For learning to take place, he insists a certain atmosphere must exist. Within a year, the school turned around.

“The increase in scores was almost immediate, but they weren’t giant steps,” Adams said. “We had students in the single digits in ACT scores in the early ’70s.”

Forty years later, the average ACT score is near 24, but Adams hopes to raise that to 28 within a couple of years. The objective, he said, is to make sure children go to the next level, and that is to go to college.

“Basically, if you don’t want to go to college don’t come here.”

‘It’s no magic here-it’s all hard work.”

As St. Mel’s academic rigors increased, Adams encountered a reversal of fortune during his early years as principal-the school saw a 60-percent dropout rate.

“We saw that students were dropping out because they weren’t academically prepared. So my answer was to get them ready for high school,” Adams said.

Originally a high school only, St. Mel soon added eighth and seventh grades in 1980. Seven years later, the school added fifth and sixth grades, followed by kindergarten and pre-kindergarten. St. Mel is now reaching further into the cradle to begin a program for kids as young as 3.

Adams believes that reaching children early secures the best chance to succeed academically. Providence St. Mel senior Njeri Williams can attest to that.

Williams has attended the school since the third grade. She believes starting so young has prepared her for both high school and college.

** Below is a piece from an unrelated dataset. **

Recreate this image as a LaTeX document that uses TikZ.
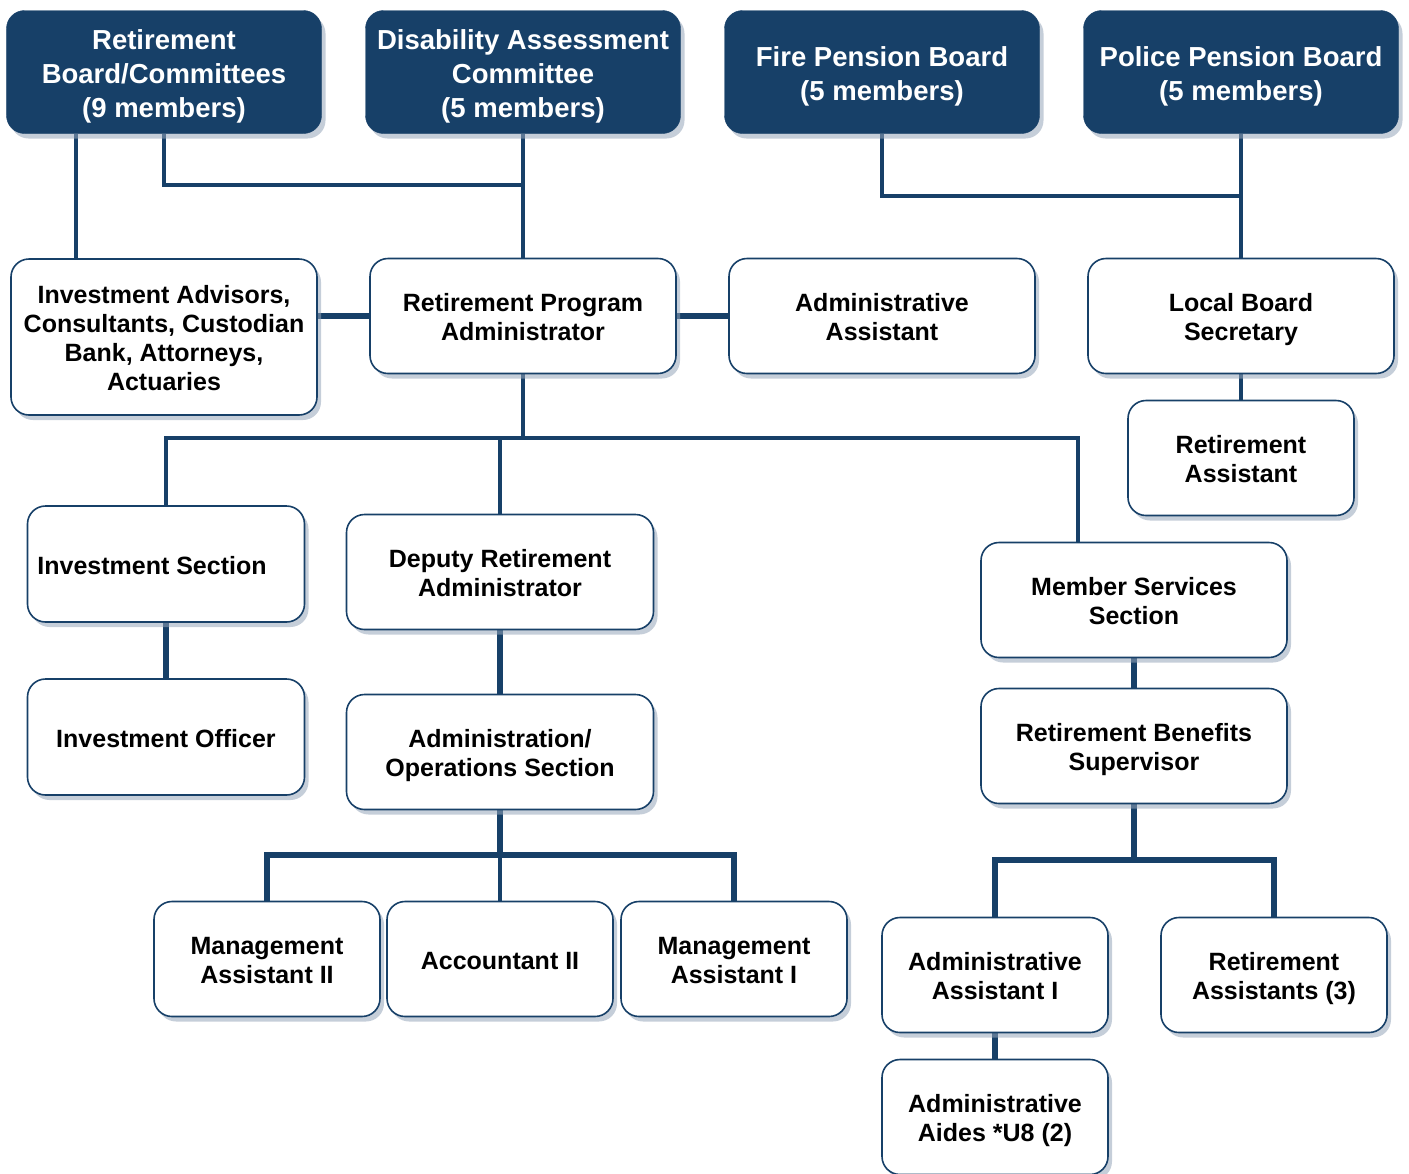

Even a three-week stint to Paris and Montpellier, France studying international law seemed like easy course work for Williams, who aspires to attend Bates College. Her trip to France was part of St. Mel’s Study Abroad Program. She also studied at Brown University in philosophy.

“I was keeping up with the work,” she said. “If this is what college is going to be like, I am going to be good in college.”

Senior Latrionna Moore credits her success to the school’s high academic standards. She said the teachers push students to go beyond what they can do. The 17-year-old, who wants to be a doctor, has a 4.0 GPA and is eyeing Stanford University next fall; she plans to study political science with an emphasis in pre-law.

“I don’t think I would be in the same place without being at Providence St. Mel,” Moore said.

Adams turned the principal’s job over to Jeanette DiBella in 2000. For all the school’s success, Adams does have some regrets. He wished he could have done some things better.

“What I think about often are the kids that left who didn’t finish. What could be we have done differently?” he said. “If people sent their children here because they think we got some magic, it’s no magic here. It’s all hard work.”